# WHAT THIS TASK INVOLVES:
Retype each line of the material exactly, please, skipping any picture in it.

# SOURCE EXCERPT:

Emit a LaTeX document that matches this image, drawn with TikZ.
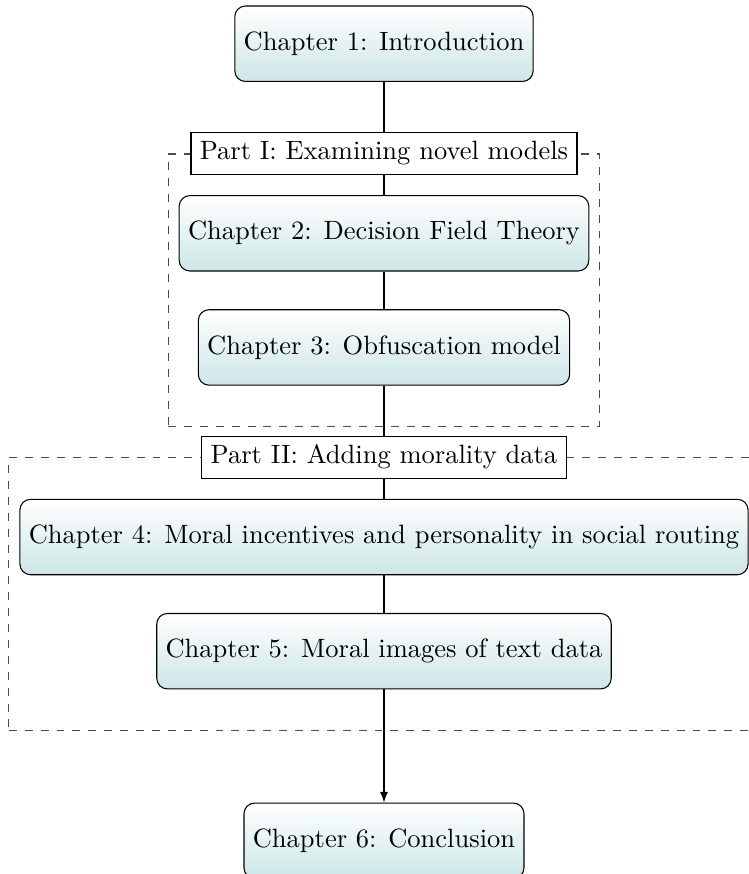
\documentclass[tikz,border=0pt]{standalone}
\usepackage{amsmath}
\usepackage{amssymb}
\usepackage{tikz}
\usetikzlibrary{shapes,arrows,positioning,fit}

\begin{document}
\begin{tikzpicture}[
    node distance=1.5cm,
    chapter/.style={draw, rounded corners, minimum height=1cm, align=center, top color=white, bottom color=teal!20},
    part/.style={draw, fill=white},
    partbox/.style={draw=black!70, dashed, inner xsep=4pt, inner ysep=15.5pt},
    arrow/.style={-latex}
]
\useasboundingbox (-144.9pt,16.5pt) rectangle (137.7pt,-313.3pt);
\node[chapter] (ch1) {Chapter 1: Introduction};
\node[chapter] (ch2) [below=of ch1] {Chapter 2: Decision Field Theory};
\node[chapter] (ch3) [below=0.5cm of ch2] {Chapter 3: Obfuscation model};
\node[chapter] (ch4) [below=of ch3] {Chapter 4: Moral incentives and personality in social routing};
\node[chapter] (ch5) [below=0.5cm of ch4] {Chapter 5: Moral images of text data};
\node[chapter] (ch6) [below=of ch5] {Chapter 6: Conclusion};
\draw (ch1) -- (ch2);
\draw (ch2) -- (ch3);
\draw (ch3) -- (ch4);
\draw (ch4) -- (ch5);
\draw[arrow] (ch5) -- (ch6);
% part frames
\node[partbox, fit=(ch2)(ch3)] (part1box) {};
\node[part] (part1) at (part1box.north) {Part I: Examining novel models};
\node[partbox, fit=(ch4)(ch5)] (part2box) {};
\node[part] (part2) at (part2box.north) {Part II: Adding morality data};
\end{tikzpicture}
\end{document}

# WRITTEN RESPONSE:
Emit a LaTeX document that matches this image, drawn with TikZ.
\documentclass[tikz,border=0pt]{standalone}
\usepackage{amsmath}
\usepackage{amssymb}
\usepackage{tikz}
\usetikzlibrary{shapes,arrows,positioning,fit}

\begin{document}
\begin{tikzpicture}[
    node distance=1.5cm,
    chapter/.style={draw, rounded corners, minimum height=1cm, align=center, top color=white, bottom color=teal!20},
    part/.style={draw, fill=white},
    partbox/.style={draw=black!70, dashed, inner xsep=4pt, inner ysep=15.5pt},
    arrow/.style={-latex}
]
\useasboundingbox (-144.9pt,16.5pt) rectangle (137.7pt,-313.3pt);
\node[chapter] (ch1) {Chapter 1: Introduction};
\node[chapter] (ch2) [below=of ch1] {Chapter 2: Decision Field Theory};
\node[chapter] (ch3) [below=0.5cm of ch2] {Chapter 3: Obfuscation model};
\node[chapter] (ch4) [below=of ch3] {Chapter 4: Moral incentives and personality in social routing};
\node[chapter] (ch5) [below=0.5cm of ch4] {Chapter 5: Moral images of text data};
\node[chapter] (ch6) [below=of ch5] {Chapter 6: Conclusion};
\draw (ch1) -- (ch2);
\draw (ch2) -- (ch3);
\draw (ch3) -- (ch4);
\draw (ch4) -- (ch5);
\draw[arrow] (ch5) -- (ch6);
% part frames
\node[partbox, fit=(ch2)(ch3)] (part1box) {};
\node[part] (part1) at (part1box.north) {Part I: Examining novel models};
\node[partbox, fit=(ch4)(ch5)] (part2box) {};
\node[part] (part2) at (part2box.north) {Part II: Adding morality data};
\end{tikzpicture}
\end{document}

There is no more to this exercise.